First, for the “tested party” (controlled entity) importing goods and services from affiliates both inventory and accounts payable are mixed with related-party transactions; thus, they cannot compose the assets base to determine arm’s length profits.

Second, for the tested party exporting goods and services to affiliates inventory and accounts receivable are not free of related party transactions; thus, inventory and accounts receivable cannot configure the assets base to determine arm’s length profits. Also, these short-term assets (inventory, accounts receivable) and liabilities (accounts payable) are not subject to depreciation as PPE, and thus aggregating them with PPE may produce bias.

Including long-term liabilities in operating assets is also misconceived because liabilities are not subject to depreciation and their interest payments are reported after operating profits.
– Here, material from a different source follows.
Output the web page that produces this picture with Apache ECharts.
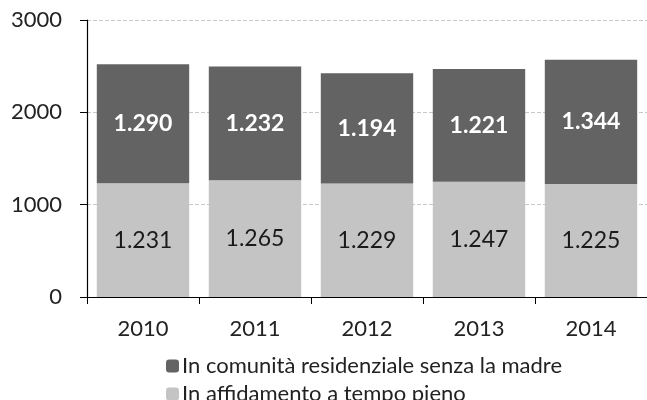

Therefore, we can get more traction in theory and empirical measurements when operating assets become restricted to PPE. In this regard, the accounting concept of investment = CAPX is misspecified because investments must include compensation of employees, an important account that is not disclosed to the US Securities & Exchange Commission (SEC).
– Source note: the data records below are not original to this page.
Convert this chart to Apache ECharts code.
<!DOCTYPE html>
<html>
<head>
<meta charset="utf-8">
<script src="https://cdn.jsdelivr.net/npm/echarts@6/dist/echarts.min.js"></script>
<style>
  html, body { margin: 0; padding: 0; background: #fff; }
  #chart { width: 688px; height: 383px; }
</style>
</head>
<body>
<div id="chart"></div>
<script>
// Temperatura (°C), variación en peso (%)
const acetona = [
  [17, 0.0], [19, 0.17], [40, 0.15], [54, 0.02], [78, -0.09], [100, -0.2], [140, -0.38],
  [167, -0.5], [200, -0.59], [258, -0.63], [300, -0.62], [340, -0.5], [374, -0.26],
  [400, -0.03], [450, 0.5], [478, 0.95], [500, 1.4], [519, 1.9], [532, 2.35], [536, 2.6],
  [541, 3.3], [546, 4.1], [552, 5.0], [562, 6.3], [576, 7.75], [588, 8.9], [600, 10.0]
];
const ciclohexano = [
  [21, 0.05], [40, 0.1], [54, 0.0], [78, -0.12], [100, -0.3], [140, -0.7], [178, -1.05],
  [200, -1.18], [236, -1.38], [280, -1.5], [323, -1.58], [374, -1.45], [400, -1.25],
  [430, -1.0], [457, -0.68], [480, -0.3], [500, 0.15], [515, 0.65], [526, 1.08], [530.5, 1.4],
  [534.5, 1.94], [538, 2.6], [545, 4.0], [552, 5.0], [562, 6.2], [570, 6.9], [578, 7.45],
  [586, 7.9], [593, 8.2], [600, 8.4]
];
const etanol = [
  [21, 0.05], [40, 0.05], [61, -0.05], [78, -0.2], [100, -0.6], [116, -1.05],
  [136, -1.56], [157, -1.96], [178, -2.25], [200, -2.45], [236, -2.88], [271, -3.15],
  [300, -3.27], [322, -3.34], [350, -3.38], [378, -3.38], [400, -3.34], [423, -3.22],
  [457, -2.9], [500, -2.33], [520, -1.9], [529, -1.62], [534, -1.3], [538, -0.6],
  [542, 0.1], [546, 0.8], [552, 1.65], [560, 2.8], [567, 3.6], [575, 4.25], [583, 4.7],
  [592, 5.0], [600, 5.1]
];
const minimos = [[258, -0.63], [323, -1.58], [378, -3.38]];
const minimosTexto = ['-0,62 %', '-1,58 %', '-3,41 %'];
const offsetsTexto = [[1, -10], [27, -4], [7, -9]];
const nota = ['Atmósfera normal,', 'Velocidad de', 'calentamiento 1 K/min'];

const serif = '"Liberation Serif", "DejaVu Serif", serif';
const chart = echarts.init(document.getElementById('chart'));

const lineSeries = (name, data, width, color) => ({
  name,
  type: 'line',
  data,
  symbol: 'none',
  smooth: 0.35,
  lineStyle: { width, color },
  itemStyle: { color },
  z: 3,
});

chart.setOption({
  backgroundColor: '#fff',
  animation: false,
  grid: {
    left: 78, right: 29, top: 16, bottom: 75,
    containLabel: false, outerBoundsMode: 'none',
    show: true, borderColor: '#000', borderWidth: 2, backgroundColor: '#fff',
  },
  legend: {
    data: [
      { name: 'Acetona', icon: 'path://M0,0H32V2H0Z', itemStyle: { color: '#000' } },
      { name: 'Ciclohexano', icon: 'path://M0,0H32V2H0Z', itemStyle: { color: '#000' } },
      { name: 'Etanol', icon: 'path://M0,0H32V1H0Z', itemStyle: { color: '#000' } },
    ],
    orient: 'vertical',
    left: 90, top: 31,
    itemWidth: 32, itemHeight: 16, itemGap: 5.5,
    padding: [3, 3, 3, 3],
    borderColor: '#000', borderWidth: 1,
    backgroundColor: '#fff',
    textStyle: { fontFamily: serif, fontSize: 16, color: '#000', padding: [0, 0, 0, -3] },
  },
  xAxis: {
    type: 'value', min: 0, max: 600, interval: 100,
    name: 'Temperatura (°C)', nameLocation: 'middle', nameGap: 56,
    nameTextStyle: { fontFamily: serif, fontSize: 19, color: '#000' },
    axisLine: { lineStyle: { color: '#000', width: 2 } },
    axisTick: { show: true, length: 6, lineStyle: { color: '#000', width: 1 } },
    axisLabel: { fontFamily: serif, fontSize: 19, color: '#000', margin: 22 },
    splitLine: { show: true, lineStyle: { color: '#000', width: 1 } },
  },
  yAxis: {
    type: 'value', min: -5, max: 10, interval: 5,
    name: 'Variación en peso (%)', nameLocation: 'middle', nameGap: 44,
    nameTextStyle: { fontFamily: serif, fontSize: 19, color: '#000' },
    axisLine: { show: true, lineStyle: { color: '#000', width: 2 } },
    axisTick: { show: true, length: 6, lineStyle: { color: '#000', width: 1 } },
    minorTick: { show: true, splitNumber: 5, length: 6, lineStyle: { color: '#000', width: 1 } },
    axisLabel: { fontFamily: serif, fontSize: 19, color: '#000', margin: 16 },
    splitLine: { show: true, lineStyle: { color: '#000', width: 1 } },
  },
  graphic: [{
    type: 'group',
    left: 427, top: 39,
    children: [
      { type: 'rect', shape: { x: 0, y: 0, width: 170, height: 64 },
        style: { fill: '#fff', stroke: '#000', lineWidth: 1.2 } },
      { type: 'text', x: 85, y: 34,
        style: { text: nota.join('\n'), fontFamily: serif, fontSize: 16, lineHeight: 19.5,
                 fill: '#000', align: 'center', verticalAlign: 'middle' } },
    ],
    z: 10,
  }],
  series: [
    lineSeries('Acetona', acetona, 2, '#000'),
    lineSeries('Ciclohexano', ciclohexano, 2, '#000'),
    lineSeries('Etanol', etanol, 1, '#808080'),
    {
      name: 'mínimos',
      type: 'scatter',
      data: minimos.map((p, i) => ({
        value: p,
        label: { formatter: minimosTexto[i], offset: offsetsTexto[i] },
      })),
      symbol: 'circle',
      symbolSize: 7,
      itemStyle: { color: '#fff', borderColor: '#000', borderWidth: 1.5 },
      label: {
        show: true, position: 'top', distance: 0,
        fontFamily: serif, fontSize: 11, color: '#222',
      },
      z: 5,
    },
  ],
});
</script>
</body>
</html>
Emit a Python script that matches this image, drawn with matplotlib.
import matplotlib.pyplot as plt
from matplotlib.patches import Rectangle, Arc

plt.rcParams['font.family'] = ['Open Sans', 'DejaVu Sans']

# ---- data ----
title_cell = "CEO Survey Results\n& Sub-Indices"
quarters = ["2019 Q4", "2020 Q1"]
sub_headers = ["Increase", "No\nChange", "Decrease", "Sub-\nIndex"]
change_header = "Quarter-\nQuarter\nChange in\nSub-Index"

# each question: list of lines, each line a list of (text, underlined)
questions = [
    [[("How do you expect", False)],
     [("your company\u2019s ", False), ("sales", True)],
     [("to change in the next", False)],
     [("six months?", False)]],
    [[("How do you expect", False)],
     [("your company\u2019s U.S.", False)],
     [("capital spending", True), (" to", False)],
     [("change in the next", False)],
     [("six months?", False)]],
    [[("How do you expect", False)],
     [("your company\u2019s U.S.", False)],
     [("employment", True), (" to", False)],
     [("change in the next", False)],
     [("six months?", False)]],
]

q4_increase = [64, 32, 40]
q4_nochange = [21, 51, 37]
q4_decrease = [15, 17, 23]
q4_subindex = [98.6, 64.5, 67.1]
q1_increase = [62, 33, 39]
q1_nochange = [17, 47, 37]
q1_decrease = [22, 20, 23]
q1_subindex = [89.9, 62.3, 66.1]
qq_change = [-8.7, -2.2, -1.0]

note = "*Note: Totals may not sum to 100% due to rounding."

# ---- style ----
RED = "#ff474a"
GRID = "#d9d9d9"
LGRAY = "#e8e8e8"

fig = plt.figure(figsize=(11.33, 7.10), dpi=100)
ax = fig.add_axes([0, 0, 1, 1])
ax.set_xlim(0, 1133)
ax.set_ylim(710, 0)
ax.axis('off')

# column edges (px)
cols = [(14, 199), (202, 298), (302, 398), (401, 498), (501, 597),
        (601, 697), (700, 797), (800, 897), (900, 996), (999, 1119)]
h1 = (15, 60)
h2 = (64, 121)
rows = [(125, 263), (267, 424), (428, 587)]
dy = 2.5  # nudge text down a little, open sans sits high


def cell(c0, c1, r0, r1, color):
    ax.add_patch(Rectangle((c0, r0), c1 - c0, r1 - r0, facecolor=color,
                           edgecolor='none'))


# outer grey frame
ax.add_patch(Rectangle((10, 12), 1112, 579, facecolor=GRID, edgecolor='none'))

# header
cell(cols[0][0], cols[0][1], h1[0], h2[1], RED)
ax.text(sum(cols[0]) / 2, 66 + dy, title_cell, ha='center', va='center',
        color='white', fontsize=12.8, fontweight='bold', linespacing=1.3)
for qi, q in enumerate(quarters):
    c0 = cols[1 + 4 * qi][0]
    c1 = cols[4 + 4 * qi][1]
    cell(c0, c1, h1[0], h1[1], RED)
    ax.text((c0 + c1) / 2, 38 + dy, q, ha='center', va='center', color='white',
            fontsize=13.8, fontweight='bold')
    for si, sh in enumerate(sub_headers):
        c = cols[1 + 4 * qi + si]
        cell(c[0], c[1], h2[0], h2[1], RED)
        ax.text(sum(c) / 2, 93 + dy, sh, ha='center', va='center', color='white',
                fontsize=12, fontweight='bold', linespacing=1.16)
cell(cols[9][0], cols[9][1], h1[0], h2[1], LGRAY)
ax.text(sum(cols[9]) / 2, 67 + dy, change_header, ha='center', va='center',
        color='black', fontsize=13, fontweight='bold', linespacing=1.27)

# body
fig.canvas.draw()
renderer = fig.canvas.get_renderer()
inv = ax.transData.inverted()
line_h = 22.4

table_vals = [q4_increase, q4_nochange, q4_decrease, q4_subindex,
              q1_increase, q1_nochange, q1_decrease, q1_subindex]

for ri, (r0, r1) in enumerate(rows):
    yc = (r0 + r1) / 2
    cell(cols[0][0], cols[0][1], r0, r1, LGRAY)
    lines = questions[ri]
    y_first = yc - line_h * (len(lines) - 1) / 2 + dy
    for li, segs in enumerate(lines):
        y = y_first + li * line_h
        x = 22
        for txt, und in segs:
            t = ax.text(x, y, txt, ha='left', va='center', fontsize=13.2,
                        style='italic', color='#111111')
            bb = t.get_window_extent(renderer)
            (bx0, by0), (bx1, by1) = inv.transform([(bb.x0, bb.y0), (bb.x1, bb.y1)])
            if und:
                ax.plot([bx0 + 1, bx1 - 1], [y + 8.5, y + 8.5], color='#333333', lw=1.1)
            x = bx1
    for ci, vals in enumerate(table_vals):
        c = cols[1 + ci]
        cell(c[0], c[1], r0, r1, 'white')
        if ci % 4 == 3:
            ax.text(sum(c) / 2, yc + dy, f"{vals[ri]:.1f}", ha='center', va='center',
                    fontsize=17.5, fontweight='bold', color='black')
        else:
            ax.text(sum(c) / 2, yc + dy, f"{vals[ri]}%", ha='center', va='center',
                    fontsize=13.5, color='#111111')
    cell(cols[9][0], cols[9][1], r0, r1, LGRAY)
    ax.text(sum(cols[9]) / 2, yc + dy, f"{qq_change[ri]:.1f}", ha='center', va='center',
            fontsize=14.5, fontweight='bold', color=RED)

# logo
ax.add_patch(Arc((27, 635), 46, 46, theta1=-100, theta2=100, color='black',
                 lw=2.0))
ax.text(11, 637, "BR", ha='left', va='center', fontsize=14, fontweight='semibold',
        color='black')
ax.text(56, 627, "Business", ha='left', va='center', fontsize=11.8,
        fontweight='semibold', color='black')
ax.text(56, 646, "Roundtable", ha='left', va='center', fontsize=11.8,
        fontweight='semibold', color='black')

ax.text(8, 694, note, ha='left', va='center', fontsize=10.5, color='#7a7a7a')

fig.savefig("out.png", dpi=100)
Arguendo, assume that gross investments ≡ CAPX ≡ G (i.e., excluding compensation of employees), and define PPE (net of accumulated depreciation of tangible assets, excluding amortization of acquired intangibles or intangible impairment charges) ≡ K. Given G and K, we posit a fixed growth rate of gross investment:

     (1)    γ ≡ G(t) / K(t – 1)

If, despite our alarm that accounting assets are unreliable, a transfer pricing analyst insists in using assets as the base to determine comparable operating profits, we offer another look at ROA (“return on assets”).

Defining P(t) ≡ EBIT (operating profits after depreciation; again, excluding amortization of acquired intangibles or excluding depletion) and U(t) ≡ random error, and posit:

     (2)     P(t) = ρ K(t – 1) + U(t) is the operating profit equation;

     (3)     K(t) ≡ G(t) + (1 – δ) K(t – 1)

which is the perpetual inventory equation considering t = 1 to T years of data for each comparable company. See e.g. Klein (1962), pp. 88, 138, 194-195, Kuh (1963), equation 2.3, p. 9, Maddala (1977), pp. 142-146, Usher (1980), p. 6 (equation 6), OECD (2009), Chapter 10 (perpetual inventory method (PIM)).

We can’t estimate the structural (behavioral) equation (2) because K(t) is endogenous. Thus, we consider the equations (1) and (3) to obtain a reduced-form equation:

              P(t) = ρ [G(t – 1) +  (1 – δ) K(t – 2)] + U(t)

              P(t) = ρ [γ K(t – 2) + (1 – δ) K(t – 2)] + U(t)

     (4)    P(t) = π K(t – 2) + U(t)

where π = ρ [γ + (1 – δ)] is a composite coefficient including the depreciation rate.

If (1) is true, equation (4) means that the slope coefficient π = ROA (“return on assets,” where assets are restricted to PPE) of the selected comparable company is the ratio of operating profits after depreciation to PPE lagged two-periods.

In fact, it’s difficult to hold that the assumed depreciation rate (δ) is the same among the selected comparables, and so it’s likely that both γ and the hidden intercept may differ between the selected comparables. Thus, the expected “invisible hand” of gravitation (tendency towards a single ROA among the comparables) may not be achieved.

In sum, the selection of ROA in transfer pricing is clogged with avoidable problems and, perhaps for this same reason, it’s an open grotto for game playing. The Hermes’ thread out of this labyrinth is to produce profit indicators based on more reliable data than accounting measures of assets. We prefer to calculate more reliable profit margins for controlled importers and profit markups for controlled exporters both based on the reduced-form of the price plus profit markup equation.

References

Lawrence Klein, Introduction to Econometrics, Prentice-Hall, 1962.

Edwin Kuh, Capital Stock Growth (A Micro-Econometric Approach), North-Holland, 1963.

G. Maddala, Econometrics, McGraw-Hill, 1977.

Measuring Capital (2nd edition): OECD Manual (2009), which you can read online: https://www.oecd.org/publications/measuring-capital-oecd-manual-2009-9789264068476-en.htm

Dan Usher (editor), The Measurement of Capital (NBER Studies in Income and Wealth Vol. 45), University of Chicago Press, 1980. Edited papers from the conference on the measurement of capital, Toronto, 1976.